How the Subscription Process Works
The mechanics of an IPO subscription operate through a structured bidding window, typically managed by the lead bookrunner. During this phase, investors submit indicative orders specifying the number of shares they desire and the price they are prepared to pay. These bids are aggregated to form the order book, which the company and its advisors analyze to gauge interest levels. The process is not merely a formality; it provides crucial data for finalizing the offer price and determining the allocation strategy. This dynamic feedback loop allows for adjustments before the official listing date, ensuring the deal aligns with prevailing market conditions.
Key Metrics Investors Analyze
Market professionals scrutinize specific metrics derived from the subscription data to assess the health of the offering. These indicators provide a quantitative foundation for qualitative investment theses. Key figures include the overall subscription ratio, which compares total demand to the available supply. Under-subscription, or a ratio below 1, suggests a lack of enthusiasm, while over-subscription above 1 indicates fierce competition for the shares. Furthermore, the breakdown of bids between institutional and retail segments helps identify the primary beneficiaries and the conviction behind the investment.

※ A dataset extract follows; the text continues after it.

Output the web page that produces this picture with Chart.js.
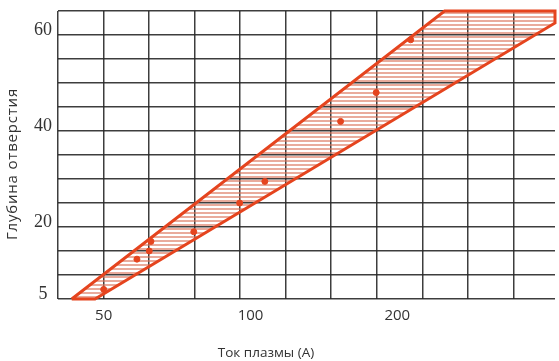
<!DOCTYPE html>
<html>
<head>
<meta charset="utf-8">
<script src="https://cdn.jsdelivr.net/npm/chart.js@4.4.1/dist/chart.umd.min.js"></script>
<style>
  html, body { margin: 0; padding: 0; background: #fff; }
  #wrap { width: 559px; height: 361px; }
</style>
</head>
<body>
<div id="wrap"><canvas id="c" width="559" height="361"></canvas></div>
<script>
// Plasma current (A) vs. hole depth
const xTickValues = [50, 100, 200];
const yTickLabels = [5, 20, 40, 60];

// measured points: current, depth
const measuredCurrent = [50, 58.5, 62, 62.5, 76.5, 95, 107, 153, 181, 213];
const measuredDepth   = [7, 13.3, 15, 17, 19, 25, 29.5, 42, 48, 59];

// outline of the working region (current, depth), traced in order
const bandCurrent = [43, 250, 421, 421, 48, 43];
const bandDepth   = [5, 65, 65, 62.5, 5, 5];

const xMin = 40.3, xMax = 421;
const yMin = 5, yMax = 65, yStep = 5;
const gridCols = 10.915;

const RED = '#E5441E';
const GRID = 'rgba(40,40,40,0.9)';

// horizontal hatching for the band
function hatch() {
  const t = document.createElement('canvas');
  t.width = 8; t.height = 4;
  const g = t.getContext('2d');
  g.fillStyle = 'rgba(218,115,90,0.6)';
  g.fillRect(0, 0, 8, 2);
  return g.createPattern(t, 'repeat');
}

const axisTitles = {
  id: 'axisTitles',
  afterDraw(chart) {
    const ctx = chart.ctx;
    ctx.save();
    ctx.fillStyle = '#333';
    ctx.textAlign = 'center';
    ctx.textBaseline = 'middle';
    ctx.font = '13.5px "Open Sans"';
    ctx.fillText('Ток плазмы (А)', 266, 353);
    ctx.translate(13, 164);
    ctx.rotate(-Math.PI / 2);
    ctx.font = '15px "Open Sans"';
    ctx.letterSpacing = '0.8px';
    ctx.fillText('Глубина отверстия', 0, 0);
    ctx.restore();
  }
};

new Chart(document.getElementById('c'), {
  type: 'line',
  data: {
    datasets: [
      {
        type: 'scatter',
        data: measuredCurrent.map((v, i) => ({ x: v, y: measuredDepth[i] })),
        backgroundColor: RED,
        borderColor: RED,
        pointRadius: 3,
        pointHoverRadius: 3,
        xAxisID: 'x',
        order: 0
      },
      {
        type: 'line',
        data: bandCurrent.map((v, i) => ({ x: v, y: bandDepth[i] })),
        borderColor: RED,
        borderWidth: 3,
        backgroundColor: hatch(),
        fill: 'shape',
        pointRadius: 0,
        tension: 0,
        clip: 4,
        xAxisID: 'x',
        order: 1
      }
    ]
  },
  options: {
    responsive: false,
    animation: false,
    layout: { padding: { top: 11, right: 0, left: 0, bottom: 0 } },
    plugins: { legend: { display: false }, tooltip: { enabled: false } },
    scales: {
      x: {
        type: 'logarithmic',
        position: 'bottom',
        min: xMin,
        max: xMax,
        grid: { display: false, drawTicks: false },
        border: { display: false },
        afterBuildTicks: s => { s.ticks = xTickValues.map(v => ({ value: v })); },
        ticks: {
          autoSkip: false,
          maxRotation: 0,
          padding: 8,
          color: '#333',
          font: { family: '"Open Sans"', size: 15 },
          callback: v => String(v)
        },
        afterFit: s => { s.height = 62; s.paddingLeft = 0; s.paddingRight = 0; }
      },
      xg: {
        type: 'linear',
        position: 'bottom',
        min: 0,
        max: gridCols,
        grid: { color: GRID, lineWidth: 1.5, drawTicks: false },
        border: { display: false },
        ticks: { display: false, stepSize: 1, includeBounds: false },
        afterFit: s => { s.height = 0; s.paddingLeft = 0; s.paddingRight = 0; }
      },
      y: {
        type: 'linear',
        min: yMin,
        max: yMax,
        grid: { color: GRID, lineWidth: 1.5, drawTicks: false },
        border: { display: false },
        ticks: {
          stepSize: yStep,
          autoSkip: false,
          padding: 6,
          labelOffset: -5,
          crossAlign: 'center',
          color: '#333',
          font: { family: '"Liberation Serif"', size: 18 },
          callback: v => yTickLabels.includes(v) ? String(v) : ''
        },
        afterFit: s => { s.width = 58; s.paddingTop = 0; s.paddingBottom = 0; }
      }
    }
  },
  plugins: [axisTitles]
});
</script>
</body>
</html>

Impact on Pricing and Allocation
IPO subscription metrics are not passive data points; they actively drive the pricing strategy. If the book is substantially oversubscribed, the issuer and underwriters may exercise the greenshoe option to stabilize the price post-listing. This high demand allows the company to potentially increase the offering price, maximizing capital raised through a process known as price discovery. Allocation logic is also directly influenced; popular stocks often result in fragmented holdings among investors, whereas weak books may lead to aggressive allocations to ensure the deal is fully subscribed.
Risks and Market Context
While a strong subscription is a positive indicator, investors must contextualize it within the broader market environment. Sector-specific headwinds or macroeconomic uncertainty can distort true investor interest. Furthermore, allocation fairness becomes a significant concern; retail investors frequently find themselves at a disadvantage compared to institutional giants who can secure large blocks. Regulatory scrutiny also surrounds the subscription phase to prevent market manipulation or the dissemination of misleading information that could artificially inflate demand.